What are these hands for if not this?
Flesh like sheets of silk. Muscle like rope. Blood like honey. Bone like an ivory trove. The splitting, the squelching, the straining, ripping, snapping; it burrowed marrow-deep and lingered there. Her chest peeled apart like jagged teeth, jaws croaking their rusted tune, and inside that redslick maw was the center of the universe.
The heart upon its throne, still as she, shielded by her precious lungs. It slid into his palm like it was always meant to be there. Raw, rich, and so very scarlet. Its sinews strained against his pull — those hollow vines that fed even the furthest parts of her — so he wrenched them free and draped himself in them like matchless finery.
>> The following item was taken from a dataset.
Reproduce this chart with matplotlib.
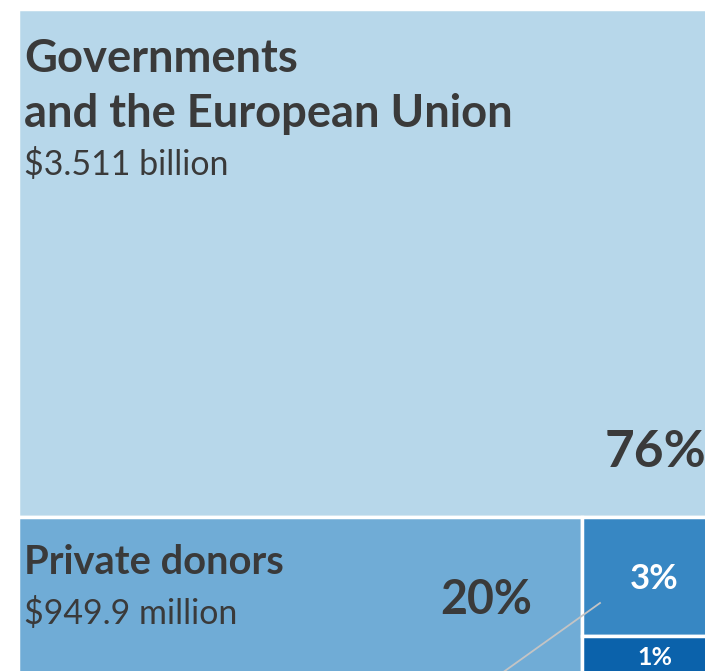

Eat. Eat ‘til you’re sick. There’s a hole the size of her in the pit of your stomach. Eat until you fill it.
What are these teeth for if not this?
Tough as leather; smooth as rubber. His teeth slid right off the rind and clicked together with nothing but metallic sheen between them. He gnashed at that ink-dripping muscle until he found a spot weak enough to tear apart. It tasted of rare meat and iron; a heady gore thick enough to drown in. He swallowed, gasped, and that first new breath felt like a blade.
The child inside him saw her split-open ribs as his cradle. He wanted to crawl inside, curl up, and die. He wanted to paint himself her color.
He lost his vision to the hot, angry wash. His own sobs were a distant sound, muffled by meat and blood and his own desperate fingers. He was numb in the mouth and in the shake of his hands, but he forced himself to eat, eat despite the choking, the gagging, the wet, weeping remorse.
Don’t you dare throw her up. Be grateful. Swallow and say thank you and finish what you’ve started.
He bit into his own palm, indistinguishable from her core, and he cried out in sour relief. His hands spread raw grief over his face, through his hair, and down his neck.
You’re no better than this starving world.
He curled into himself, hands clutching his own aching chest, and despite the cloudless sky, he called upon the rain.